Year Walk

It’s a grand mercy that Year Walk is from a simple Indie studio, released exclusively on iOS for an all-too-generous $3.99. I can’t fathom the tactics a PR team might have employed to sell this game:

“Year Walk is cardiac arrest and existential terror in the palm of your hand!”

“Year Walk is a disturbing odyssey into Sweden’s dark heart, with puzzles!”

“Say goodbye to pixel-hunting and inventories, Year Walk is the digital embodiment of your most crushing nightmares!”**

Year Walk is all of those things, and an imposing measure more.

Right from the first note of pale light that shines through the iPhone to the last chilling image fading away, Year Walk is one of the most arresting games I've played in some time. The player is without a name (or is he?): a simple peasant in the Swedish hinterlands who has locked himself away without food or drink until Midnight, upon which he ventures into the surrounding woods to make his “year walk.” While on this ambulatory vision quest he meets spirits both benevolent and vengeful, who conspire to show him his future. It is a dangerous and terrifying risk that must be seen through once begun.

Year Walk is presented on a horizontal plane, traversed by swiping from side-to-side, and moving forward and backward at predetermined points. The art-style feels equal parts painterly and papercraft, like a storybook with excellent sound design. The crunch of snow under every step and the low hum of wind moving through the trees perfectly capture the setting and make the environment feel much larger than the screen rendering it.

The early minutes of exploring the forest and finding the first puzzles impart a sense of personal abandonment and isolation. However, the forest quickly proves more populated than initially thought, and more sinister than impartial. Venturing deeper into the wilderness is hair-raising, and made more urgent by the complexity of the puzzles. Year Walk is best played in the company of a stiff drink and a means to take notes of everything you see. Nothing is wasted here, and everything found along these beaten paths serves to inform another puzzle or detail of the creatures that await you.

Year Walk’s ingenuity isn’t just applied to its environmental storytelling, but also to its puzzle mechanics, which make both standard and unexpected use of the iOS interface. There are no menus or extra-textual elements to be found, but several of the later challenges use clever artistic cues to tell the player to “think outside the phone,” so to speak, leading to some puzzles that literally upend the expectations for a touch-based adventure game. Year Walk’s gameplay elements are crafted to work in uniquely particular ways, never repeating the same trick twice, but always working only one way. This makes replayability somewhat moot, given how interested one is in seeing the story again, but it is perfect as a stand-alone experience. Likewise, some of the puzzles might be too obtuse for players to figure out, but fortunately the atmosphere is so engrossing that taking a moment to track down a walkthrough doesn’t detract from the journey. The game takes care to separate the puzzles from the payoff, while still making them feel integral to the tale- a difficult and impressive achievement.
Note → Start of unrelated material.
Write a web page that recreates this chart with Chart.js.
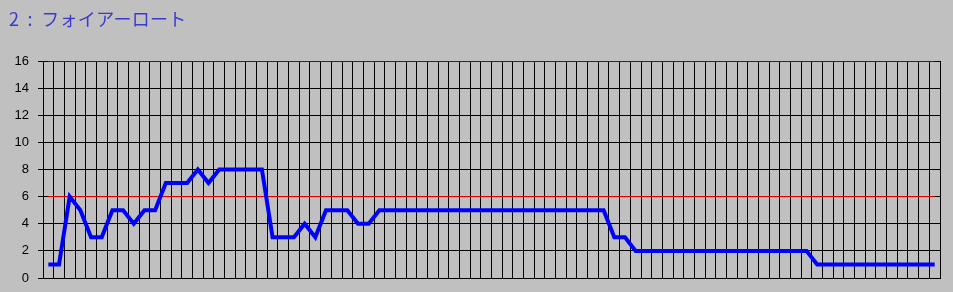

As a game, Year Walk would be an effectively scary little one-off, but when played in concert with the Companion App, it becomes an indispensable classic. The Companion is ostensibly a brief encyclopedia that gives players a primer for the Swedish folklore that the story is based on, but without spoiling anything, it soon proves to contain far more information and intrigue. It takes Year Walk to even greater harrowing heights, enriching the game tenfold. Make no mistake, it would be a grievous error to play Year Walk without reading the Companion App alongside it.

The difficulty of explaining Year Walk without giving its secrets away is self-evident at this point. Anyone reading this who has already played it knows what I mean. For the laymen though, and those who are merely curious, I’ll just say that it’s one of the best adventure games I’ve ever played, and also one of the most terrifying horror experiences in recent and bygone memory.

**be sure to play it with headphones!